Exercise aim:
Print only the lines from the top of the data through the line with "linewidth=5.2, ax=ax, legend=False, zorder=3)", both included, skipping every picture.

━━━━━ Listing ━━━━━

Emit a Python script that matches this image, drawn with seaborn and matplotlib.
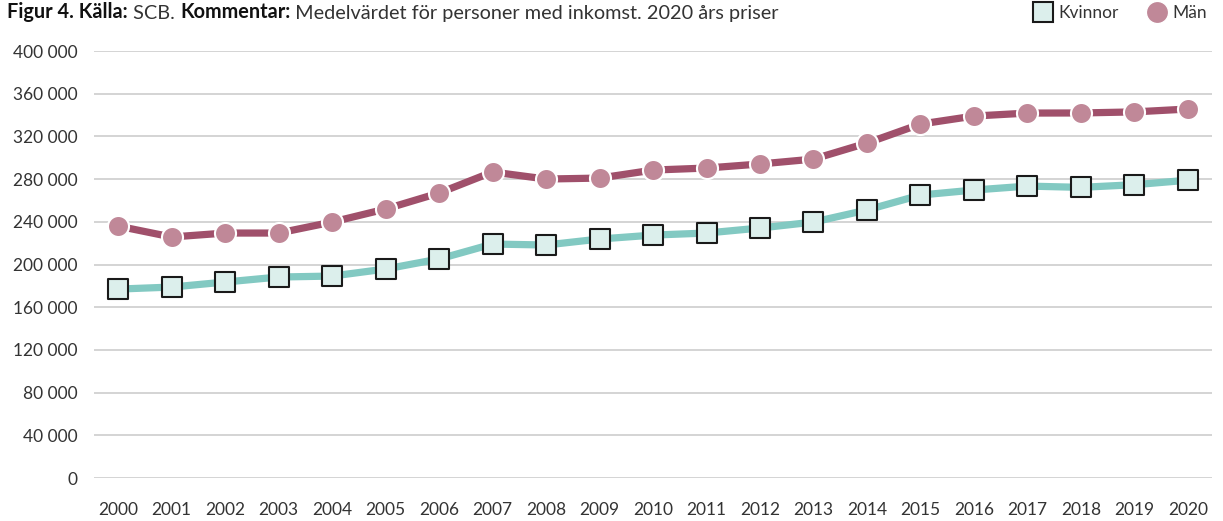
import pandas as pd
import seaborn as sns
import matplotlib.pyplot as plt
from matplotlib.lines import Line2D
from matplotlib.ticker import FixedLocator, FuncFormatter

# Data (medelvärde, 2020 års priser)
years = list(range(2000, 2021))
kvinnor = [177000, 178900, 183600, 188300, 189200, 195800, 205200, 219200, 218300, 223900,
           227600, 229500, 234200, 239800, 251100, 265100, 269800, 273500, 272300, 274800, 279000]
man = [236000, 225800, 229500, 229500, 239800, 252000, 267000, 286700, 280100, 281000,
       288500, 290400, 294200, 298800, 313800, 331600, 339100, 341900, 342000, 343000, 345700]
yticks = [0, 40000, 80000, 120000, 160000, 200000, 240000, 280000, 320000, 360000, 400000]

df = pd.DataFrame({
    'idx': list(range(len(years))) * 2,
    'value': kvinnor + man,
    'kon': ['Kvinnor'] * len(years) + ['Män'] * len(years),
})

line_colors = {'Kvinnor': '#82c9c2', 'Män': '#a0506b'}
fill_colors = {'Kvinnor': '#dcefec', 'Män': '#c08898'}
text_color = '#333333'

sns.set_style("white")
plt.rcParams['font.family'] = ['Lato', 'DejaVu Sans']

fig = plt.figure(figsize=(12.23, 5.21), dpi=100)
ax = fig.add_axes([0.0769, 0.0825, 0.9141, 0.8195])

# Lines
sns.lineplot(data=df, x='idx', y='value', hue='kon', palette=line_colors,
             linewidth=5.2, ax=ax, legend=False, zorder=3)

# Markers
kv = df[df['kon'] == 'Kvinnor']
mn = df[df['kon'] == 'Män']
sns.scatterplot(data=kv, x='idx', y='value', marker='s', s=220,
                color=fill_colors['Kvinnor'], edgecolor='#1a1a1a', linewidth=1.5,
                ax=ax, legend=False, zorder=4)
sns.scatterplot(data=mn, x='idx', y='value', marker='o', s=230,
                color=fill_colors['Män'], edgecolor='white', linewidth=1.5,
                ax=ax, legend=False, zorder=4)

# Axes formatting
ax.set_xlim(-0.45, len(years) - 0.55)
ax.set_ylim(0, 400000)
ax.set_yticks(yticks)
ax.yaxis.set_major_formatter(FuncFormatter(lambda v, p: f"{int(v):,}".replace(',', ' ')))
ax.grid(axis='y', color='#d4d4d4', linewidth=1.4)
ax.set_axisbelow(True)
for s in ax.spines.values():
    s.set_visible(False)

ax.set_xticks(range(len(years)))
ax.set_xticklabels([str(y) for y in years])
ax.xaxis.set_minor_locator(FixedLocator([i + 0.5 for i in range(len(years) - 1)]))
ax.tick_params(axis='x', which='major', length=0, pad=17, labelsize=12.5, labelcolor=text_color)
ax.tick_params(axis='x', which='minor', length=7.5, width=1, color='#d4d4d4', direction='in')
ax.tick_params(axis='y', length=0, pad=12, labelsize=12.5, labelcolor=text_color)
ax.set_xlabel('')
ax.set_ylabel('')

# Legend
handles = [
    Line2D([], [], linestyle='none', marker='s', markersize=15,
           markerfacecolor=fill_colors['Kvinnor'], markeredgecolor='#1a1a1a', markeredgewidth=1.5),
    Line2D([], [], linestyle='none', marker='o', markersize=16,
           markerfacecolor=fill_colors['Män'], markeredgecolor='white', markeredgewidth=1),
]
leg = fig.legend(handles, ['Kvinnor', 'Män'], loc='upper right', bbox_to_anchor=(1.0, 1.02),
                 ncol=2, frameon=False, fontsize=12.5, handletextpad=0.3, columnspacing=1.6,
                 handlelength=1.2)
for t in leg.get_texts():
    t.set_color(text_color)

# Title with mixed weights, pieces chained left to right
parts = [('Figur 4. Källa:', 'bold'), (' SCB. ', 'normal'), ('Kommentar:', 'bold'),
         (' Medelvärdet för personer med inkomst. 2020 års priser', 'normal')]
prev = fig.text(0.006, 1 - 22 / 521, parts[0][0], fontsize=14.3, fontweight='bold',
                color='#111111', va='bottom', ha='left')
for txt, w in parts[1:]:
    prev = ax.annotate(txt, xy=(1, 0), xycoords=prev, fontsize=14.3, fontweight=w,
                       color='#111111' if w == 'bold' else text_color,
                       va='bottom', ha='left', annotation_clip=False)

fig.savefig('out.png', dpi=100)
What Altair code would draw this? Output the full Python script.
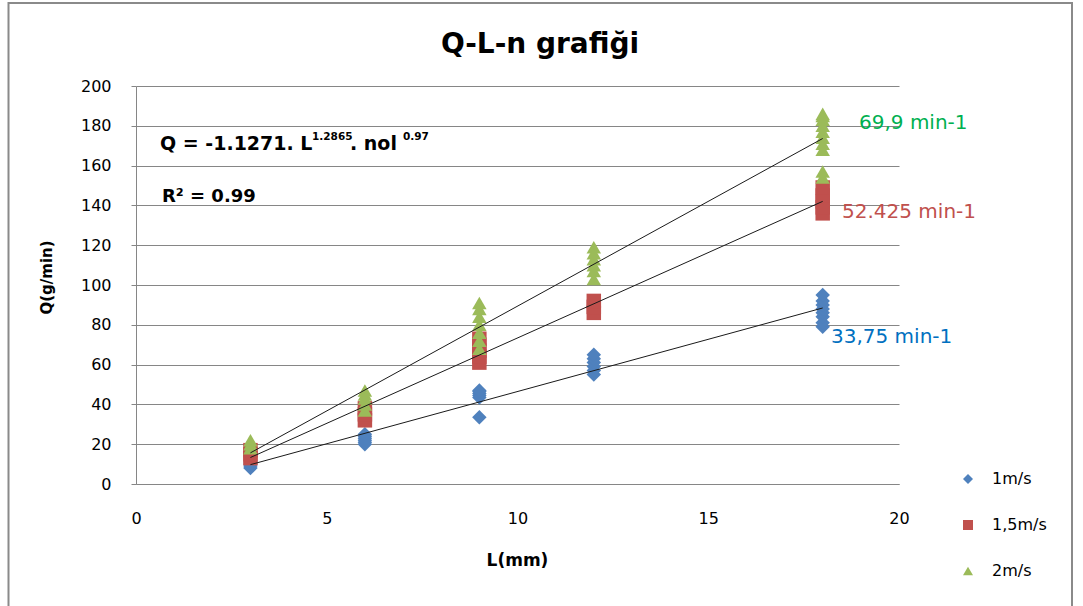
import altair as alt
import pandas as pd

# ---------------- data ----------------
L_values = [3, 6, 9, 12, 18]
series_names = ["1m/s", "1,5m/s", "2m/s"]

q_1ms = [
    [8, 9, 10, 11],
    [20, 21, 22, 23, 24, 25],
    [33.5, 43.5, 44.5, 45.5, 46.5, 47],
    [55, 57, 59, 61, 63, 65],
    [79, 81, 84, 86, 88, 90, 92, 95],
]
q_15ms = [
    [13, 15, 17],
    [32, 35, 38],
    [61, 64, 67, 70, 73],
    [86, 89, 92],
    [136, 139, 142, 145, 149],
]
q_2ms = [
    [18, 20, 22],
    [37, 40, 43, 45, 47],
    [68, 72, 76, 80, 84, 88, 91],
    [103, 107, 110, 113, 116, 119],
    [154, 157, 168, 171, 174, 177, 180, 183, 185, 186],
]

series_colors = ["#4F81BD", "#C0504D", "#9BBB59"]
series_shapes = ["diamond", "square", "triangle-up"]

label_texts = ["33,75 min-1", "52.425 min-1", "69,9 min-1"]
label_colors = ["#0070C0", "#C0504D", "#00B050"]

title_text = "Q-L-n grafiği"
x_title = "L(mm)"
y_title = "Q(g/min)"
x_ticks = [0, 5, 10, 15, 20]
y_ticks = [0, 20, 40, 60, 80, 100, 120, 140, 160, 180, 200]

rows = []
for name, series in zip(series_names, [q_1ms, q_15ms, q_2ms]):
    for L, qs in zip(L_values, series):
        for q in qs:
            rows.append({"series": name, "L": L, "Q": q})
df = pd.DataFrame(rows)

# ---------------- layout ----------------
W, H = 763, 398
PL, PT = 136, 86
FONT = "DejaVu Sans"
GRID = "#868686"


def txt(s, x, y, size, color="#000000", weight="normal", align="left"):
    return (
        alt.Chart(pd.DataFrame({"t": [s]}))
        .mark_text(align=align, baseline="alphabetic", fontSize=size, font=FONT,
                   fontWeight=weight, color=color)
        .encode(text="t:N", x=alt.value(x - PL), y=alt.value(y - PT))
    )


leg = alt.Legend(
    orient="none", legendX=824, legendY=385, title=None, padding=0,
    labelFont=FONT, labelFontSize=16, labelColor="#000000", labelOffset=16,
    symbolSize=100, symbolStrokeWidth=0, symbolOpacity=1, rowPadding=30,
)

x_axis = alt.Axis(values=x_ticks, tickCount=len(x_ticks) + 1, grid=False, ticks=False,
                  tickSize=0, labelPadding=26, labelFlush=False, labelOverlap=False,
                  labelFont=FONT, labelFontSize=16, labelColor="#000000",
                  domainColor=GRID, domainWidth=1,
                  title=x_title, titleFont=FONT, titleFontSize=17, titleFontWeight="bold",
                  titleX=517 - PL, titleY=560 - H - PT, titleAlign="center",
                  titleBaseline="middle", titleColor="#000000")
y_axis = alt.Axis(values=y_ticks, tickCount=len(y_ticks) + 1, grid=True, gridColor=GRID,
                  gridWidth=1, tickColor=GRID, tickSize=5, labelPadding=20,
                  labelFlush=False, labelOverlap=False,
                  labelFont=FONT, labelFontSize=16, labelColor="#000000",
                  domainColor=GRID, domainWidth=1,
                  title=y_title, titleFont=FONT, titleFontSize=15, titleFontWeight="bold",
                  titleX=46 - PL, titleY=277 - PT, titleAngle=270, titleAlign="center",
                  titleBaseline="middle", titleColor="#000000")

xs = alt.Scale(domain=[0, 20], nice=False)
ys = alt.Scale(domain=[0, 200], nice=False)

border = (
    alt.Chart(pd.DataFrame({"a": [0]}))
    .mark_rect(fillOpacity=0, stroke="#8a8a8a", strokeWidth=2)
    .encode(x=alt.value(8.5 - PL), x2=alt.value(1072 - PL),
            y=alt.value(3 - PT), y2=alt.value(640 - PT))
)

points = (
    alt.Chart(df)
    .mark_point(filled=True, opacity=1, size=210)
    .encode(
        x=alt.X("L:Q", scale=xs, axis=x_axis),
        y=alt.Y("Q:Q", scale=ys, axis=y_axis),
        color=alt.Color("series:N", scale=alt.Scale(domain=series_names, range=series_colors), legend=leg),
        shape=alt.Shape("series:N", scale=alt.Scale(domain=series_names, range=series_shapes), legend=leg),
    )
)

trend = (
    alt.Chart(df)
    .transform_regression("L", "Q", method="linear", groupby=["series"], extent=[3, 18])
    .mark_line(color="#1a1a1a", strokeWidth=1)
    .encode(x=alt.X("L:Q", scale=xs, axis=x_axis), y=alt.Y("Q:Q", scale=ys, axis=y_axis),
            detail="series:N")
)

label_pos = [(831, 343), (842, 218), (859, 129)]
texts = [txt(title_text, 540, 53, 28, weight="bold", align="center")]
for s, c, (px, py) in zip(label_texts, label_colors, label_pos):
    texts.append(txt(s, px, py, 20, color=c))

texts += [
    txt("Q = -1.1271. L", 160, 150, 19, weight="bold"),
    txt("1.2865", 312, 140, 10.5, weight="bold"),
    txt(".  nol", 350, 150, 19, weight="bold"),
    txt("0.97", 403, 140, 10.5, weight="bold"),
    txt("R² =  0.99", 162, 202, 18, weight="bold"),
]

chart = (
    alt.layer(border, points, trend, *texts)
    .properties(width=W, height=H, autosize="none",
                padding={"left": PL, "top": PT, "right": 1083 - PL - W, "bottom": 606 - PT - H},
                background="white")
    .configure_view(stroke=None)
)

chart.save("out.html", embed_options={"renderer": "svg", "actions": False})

━━━━━

Answer to the exercise:
Emit a Python script that matches this image, drawn with seaborn and matplotlib.
import pandas as pd
import seaborn as sns
import matplotlib.pyplot as plt
from matplotlib.lines import Line2D
from matplotlib.ticker import FixedLocator, FuncFormatter

# Data (medelvärde, 2020 års priser)
years = list(range(2000, 2021))
kvinnor = [177000, 178900, 183600, 188300, 189200, 195800, 205200, 219200, 218300, 223900,
           227600, 229500, 234200, 239800, 251100, 265100, 269800, 273500, 272300, 274800, 279000]
man = [236000, 225800, 229500, 229500, 239800, 252000, 267000, 286700, 280100, 281000,
       288500, 290400, 294200, 298800, 313800, 331600, 339100, 341900, 342000, 343000, 345700]
yticks = [0, 40000, 80000, 120000, 160000, 200000, 240000, 280000, 320000, 360000, 400000]

df = pd.DataFrame({
    'idx': list(range(len(years))) * 2,
    'value': kvinnor + man,
    'kon': ['Kvinnor'] * len(years) + ['Män'] * len(years),
})

line_colors = {'Kvinnor': '#82c9c2', 'Män': '#a0506b'}
fill_colors = {'Kvinnor': '#dcefec', 'Män': '#c08898'}
text_color = '#333333'

sns.set_style("white")
plt.rcParams['font.family'] = ['Lato', 'DejaVu Sans']

fig = plt.figure(figsize=(12.23, 5.21), dpi=100)
ax = fig.add_axes([0.0769, 0.0825, 0.9141, 0.8195])

# Lines
sns.lineplot(data=df, x='idx', y='value', hue='kon', palette=line_colors,
             linewidth=5.2, ax=ax, legend=False, zorder=3)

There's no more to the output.